GPT and ELT: Productive, Disruptive, or Destructive?
How will the latest advances in Large Language Models (LLMs) such as ChatGPT affect English language teaching and learning? In this free webinar, four ed-tech and ELT experts come together to discuss the implications.
GPT and ELT: Productive, Disruptive, or Destructive (Paul Raine)
In this presentation, the speaker will address questions such as "what is GPT?", "what is ELT?" and even "what does it mean to learn a language?" The speaker will contend that ChatGPT will certainly disrupt the ELT industry, but whether that disruption is productive or destructive will depend on the way the technology is adopted and used by teachers and learners of English. Theories of language learning such as Vygotsky's Zone of Proximal Development and Canale and Swain's "communicative competence" will be re-examined in the light of ChatGPT.
ChatGPT: A Game Changer or a Gimmick in Language Learning? (Philip Kerr)
Philip's supplementary materials
Less than two months after the release of ChatGPT, there are already a good number of suggestions for making practical use of this technology in language teaching and learning. This short presentation will briefly review some of the ideas that have been put forward. For teaching, these ideas range from the trivial and dull to the dynamic and exciting, reflecting the ChatGPT user’s understanding of instructed language learning and their creativity in learning design. The technology promises to be an accelerator for both good and bad teaching practice. For self-directed learning, it remains too early to say.

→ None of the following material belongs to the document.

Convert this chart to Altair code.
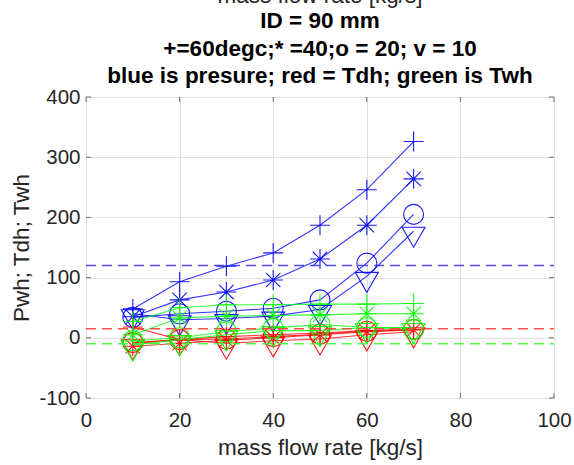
import altair as alt
import pandas as pd

# ---------------- data ----------------
FLOW = [10, 20, 30, 40, 50, 60, 70]
TEMPS = ["60", "40", "20", "10"]          # markers: + , * , o , v

PWH_60 = [48, 93, 119, 141, 187, 246, 326]
PWH_40 = [35, 63, 76, 96, 131, 187, 264]
PWH_20 = [34, 40, 44, 49, 63, 124, 205]
PWH_10 = [40, 30, 32, 36, 47, 102, 177]

TDH_60 = [18, -3, 2, 5, 8, 12, 14]
TDH_40 = [-14, -9, -4, 0, 5, 10, 13]
TDH_20 = [-8, -3, -2, 2, 6, 11, 14]
TDH_10 = [-10, -3, -9, -5, -2, 5, 10]

TWH_60 = [27, 50, 55, 55, 56, 56, 57]
TWH_40 = [5, 33, 36, 37, 38, 40, 40]
TWH_20 = [-5, 0, 10, 16, 22, 17, 14]
TWH_10 = [-12, -3, 5, 12, 12, 17, 17]

QUANTITIES = ["Pwh", "Tdh", "Twh"]
LIMITS = [120, 15, -10]

X_TICKS = [0, 20, 40, 60, 80, 100]
Y_TICKS = [-100, 0, 100, 200, 300, 400]

TITLE_TOP = "mass flow rate [kg/s]"
TITLE_LINES = ["ID = 90 mm", "+=60degc;* =40;o = 20; v = 10",
               "blue is presure; red = Tdh; green is Twh"]
X_TITLE = "mass flow rate [kg/s]"
Y_TITLE = "Pwh; Tdh; Twh"

SERIES = {
    "Pwh": [PWH_60, PWH_40, PWH_20, PWH_10],
    "Tdh": [TDH_60, TDH_40, TDH_20, TDH_10],
    "Twh": [TWH_60, TWH_40, TWH_20, TWH_10],
}

rows = []
for q in QUANTITIES:
    for t, vals in zip(TEMPS, SERIES[q]):
        for x, v in zip(FLOW, vals):
            rows.append({"flow": x, "value": v, "quantity": q, "temp": t})
df = pd.DataFrame(rows)
xt_df = pd.DataFrame({"flow": X_TICKS})
yt_df = pd.DataFrame({"value": Y_TICKS})

# ---------------- styling ----------------
W, H = 468, 301
FONT = "Liberation Sans"
COLORS = ["#0000ff", "#ff0000", "#00ff00"]
DASH_COLORS = ["#3a3aff", "#ff3a3a", "#3aff3a"]
PLUS = "M-1,0L1,0M0,-1L0,1"
STAR = "M-1,0L1,0M0,-1L0,1M-0.72,-0.72L0.72,0.72M-0.72,0.72L0.72,-0.72"
TRI = "M-1.15,-0.4L1.15,-0.4L0,1.6Z"

xscale = alt.Scale(domain=[0, 100], nice=False, zero=False)
yscale = alt.Scale(domain=[-100, 400], nice=False, zero=False)
sscale = alt.Scale(domain=TEMPS, range=[PLUS, STAR, "circle", TRI])

common_axis = dict(grid=True, gridColor="#dfdfdf", gridWidth=1,
                   ticks=False, tickSize=0, domain=False, labelFontSize=20.5,
                   labelColor="#262626", labelFont=FONT,
                   labelExpr="'' + datum.value", labelFlush=False,
                   titleFont=FONT, titleFontSize=22.5,
                   titleFontWeight="normal", titleColor="#262626")
xaxis = alt.Axis(values=X_TICKS, labelPadding=12, title=X_TITLE,
                 titlePadding=6, **common_axis)
yaxis = alt.Axis(values=Y_TICKS, labelPadding=6, title=Y_TITLE,
                 titlePadding=5, **common_axis)


def X(field="flow"):
    return alt.X(f"{field}:Q", scale=xscale, axis=xaxis, title=X_TITLE)


def Y(field="value"):
    return alt.Y(f"{field}:Q", scale=yscale, axis=yaxis, title=Y_TITLE)


base = alt.Chart(df)
layers = []

for q, col in zip(QUANTITIES, COLORS):
    sub = base.transform_filter(alt.datum.quantity == q)
    layers.append(
        sub.mark_line(strokeWidth=1.1, color=col, stroke=col, opacity=0.8).encode(
            x=X(), y=Y(), detail="temp:N",
        )
    )
    layers.append(
        sub.mark_point(filled=False, size=400, strokeWidth=1.1, opacity=0.9,
                       color=col, stroke=col).encode(
            x=X(), y=Y(),
            shape=alt.Shape("temp:N", scale=sscale, legend=None),
        )
    )

# dashed limit lines
for q, lim, col in zip(QUANTITIES, LIMITS, DASH_COLORS):
    layers.append(
        alt.Chart(alt.Data(values=[{"value": lim, "quantity": q}])).mark_rule(
            strokeDash=[10, 6], strokeWidth=1.6, color=col, stroke=col, opacity=0.9
        ).encode(y=Y(), x=alt.value(0), x2=alt.value(W))
    )

# inward ticks on all four sides
TC = "#6e6e6e"
layers.append(alt.Chart(xt_df).mark_rule(color=TC, strokeWidth=1).encode(
    x=X(), y=alt.value(H), y2=alt.value(H - 5)))
layers.append(alt.Chart(xt_df).mark_rule(color=TC, strokeWidth=1).encode(
    x=X(), y=alt.value(0), y2=alt.value(5)))
layers.append(alt.Chart(yt_df).mark_rule(color=TC, strokeWidth=1).encode(
    y=Y(), x=alt.value(0), x2=alt.value(5)))
layers.append(alt.Chart(yt_df).mark_rule(color=TC, strokeWidth=1).encode(
    y=Y(), x=alt.value(W - 5), x2=alt.value(W)))

# title lines
layers.append(
    alt.Chart(alt.Data(values=[{"t": TITLE_TOP}])).mark_text(
        font=FONT, fontSize=22.5, color="#262626", baseline="alphabetic", align="center"
    ).encode(text="t:N", x=alt.value(W / 2), y=alt.value(-94))
)
for i, line in enumerate(TITLE_LINES):
    layers.append(
        alt.Chart(alt.Data(values=[{"t": line}])).mark_text(
            font=FONT, fontSize=22.5, fontWeight="bold", color="#000000",
            baseline="alphabetic", align="center"
        ).encode(text="t:N", x=alt.value(W / 2), y=alt.value(-69 + 27.7 * i))
    )

chart = alt.layer(*layers).properties(
    width=W, height=H,
    autosize=alt.AutoSizeParams(type="none"),
    padding={"left": 86, "top": 97, "right": 20, "bottom": 67},
).configure_view(stroke="#8c8c8c", strokeWidth=1).configure(background="white")

chart.save("out.html", embed_options={"renderer": "svg", "actions": False})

The AI Bubble is Upon Us. Let's take advantage. (Kevin Ryan)
Kevin's supplementary materials
As we get to know ChatGPT better, our irrational exuberance will be tempered. It will cause some of us to change our ways of both teaching and learning. We look at how teachers adopt new technology and speculate how it will be different this time. We look at some predecessors, as well as how AI will be integrated into new technology using the OpenAI API.
ChatGPT: Where it's been and where it might be going (Joe Tomei)
ChatGPT, the subject of this webinar, is a chatbot that seems to be more than just a chatbot. Introduced as an open beta in mid December, the speed, versatility and range of responses of the program have many people wondering if and how they will cope with it. This presentation will talk about some of the background of ChatGPT, a background which will hopefully give us clues about what may happen in the future. This presentation will be divided into three parts. The first part will talk about the lead up to ChatGPT. The second part will talk about the question of AI alignment, a problem which I think will help us understand the challenges we as teachers face and in the third part, I'll talk about some possible cultural issues that may arise with the use of ChatGPT.
Paul Raine (MA TEFL/TESL, University of Birmingham 2012) is an award-winning teacher, presenter, author, and developer. His books include the best-selling 50 Ways to Teach with Technology and the innovative multi-path graded reader Journey to Mars. He has helped design and develop several websites for teachers and learners of EFL, including abaxlms.com and zengengo.com. He has published numerous research articles on the teaching and learning of English as a second language, and is particularly interested in Computer Assisted Language Learning (CALL).
Philip Kerr is a teacher trainer and materials writers who lives in Vienna. His books include ‘Translation and Own-Language Activities’ (2014) and ’30 Trends in ELT’ (2022), both from CUP. He blogs about technology and language teaching at https://adaptivelearninginelt.wordpress.com/
Kevin Ryan has taught in Barcelona, Chicago, Nanjing and Tokyo. He teaches courses that usually have the words "digital" and *literacy" in the title, both at the undergraduate and graduate level at Showa Women's University. He is a founding member of the JALT CALL SIG and a 3-time President of the Tokyo PC User's Group, which was his most intense learning experience.
Joseph Tomei is a professor in the Faculty of British and American Studies at Kumamoto Gakuen University. He has taught EFL in France, Spain, and Japan and has a long held interest in computer-mediated communication. He also is interested in the application of functional/typological grammar to language teaching, practical activities in the language classroom, and writing instruction, and his doctorate is on using metaphor for EFL writing instruction.